There’s two possible fixes to this ridiculous situation. On the one hand Sony could reach deep into its pockets and once again buy their victory and “force” the DCi 4K standard upon us and our home theaters, much like they did with Blu-ray. This wouldn’t be difficult for Sony has the 4K cameras, both broadcast and cinema, as well as the workflow needed to adopt the content to the home markets. They even have the format in Blu-ray that with minor tweaking and firmware updates could be made 4K-ready. All they would need is for the studios to agree, which doesn’t seem far fetc
hed, given that they’re all behind DCi and adopting some form of the DCi standard for the home would only save the studios headaches and money down the road.

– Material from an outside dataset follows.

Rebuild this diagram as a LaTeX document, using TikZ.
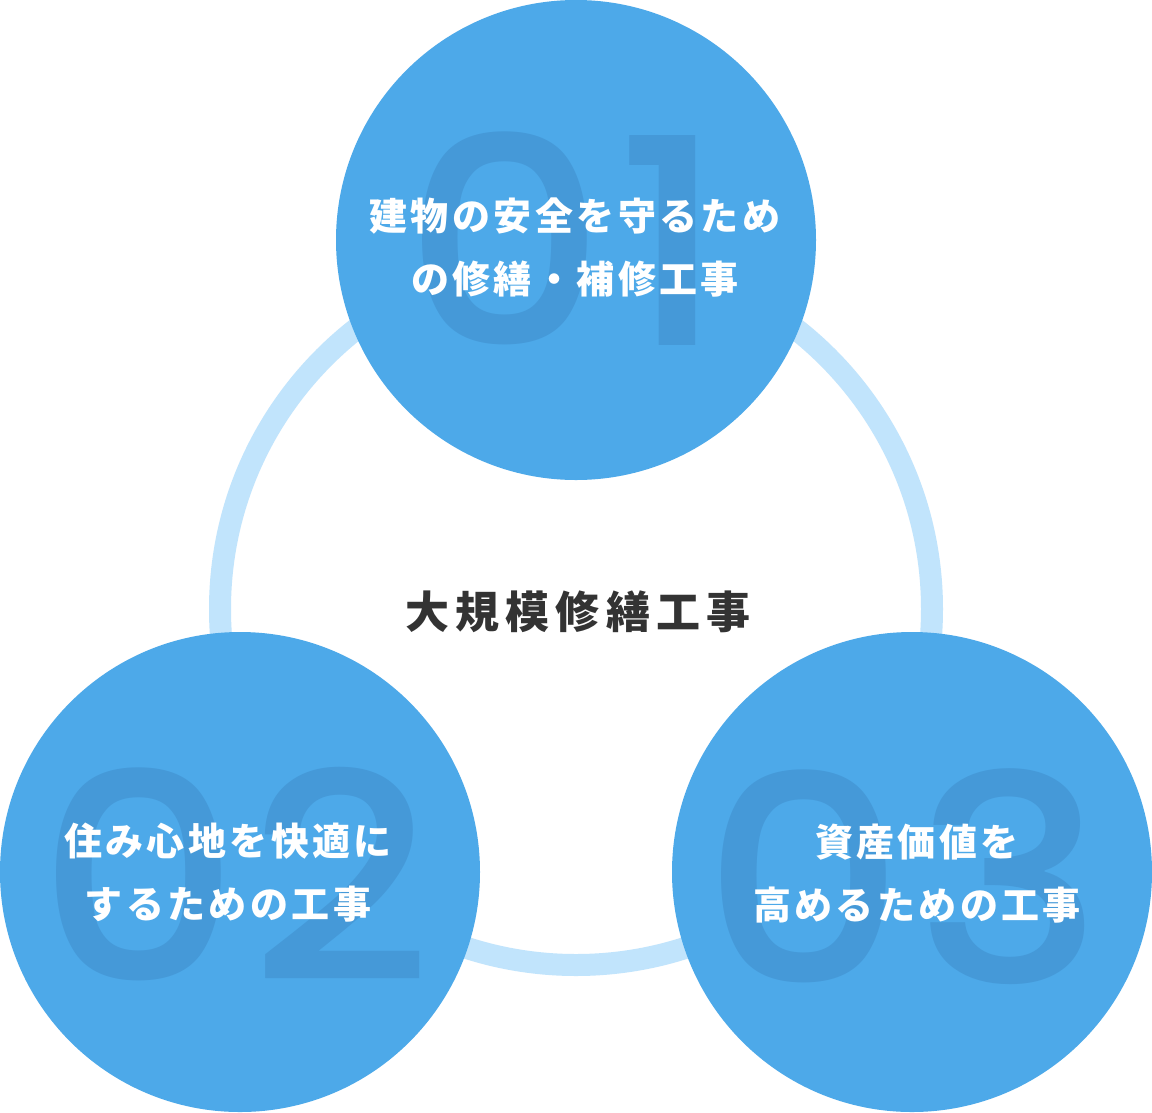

The other solution rests with JVC, for they too have true 4K technology. Hell – they were one of the first to come to market with a “consumer grade” 4K projector, although granted it cost six figures. All JVC needs to do is wake up and realize that instead of wasting money developing half-baked projectors (ones that will be obsolete when a 4K standard for the home is finally ratified) they should look at the technology they already have in-house and find a way to make it more affordable. As excited as I am by the possibility of having my Blu-ray library enhanced via some QFHD upscaling, I’m not sure how thrilled I would be knowing I essentially blew $8,000 or more on what I thought was a Sony 4K killer, only to learn that it wasn’t, well after it was too late.
While all signs may point to us finally having a home format that is equal to, or at least eerily similar to that of a professional cinematic format, there are no guarantees. Sony is cash strapped at the moment and who’s to say that the networks aren’t going to chime in with their two cents at some point? There’s no question that there is a great deal of education that needs to take place between now and 4K’s eventual release to the mainstream public, but the dialog is already cloudy, thanks to products and companies touting FauxK products as actual 4K solutions.
4K’s future is definitely bright and rife with promise but it still has some hurdles to clear before we’re all able to bask in its glory.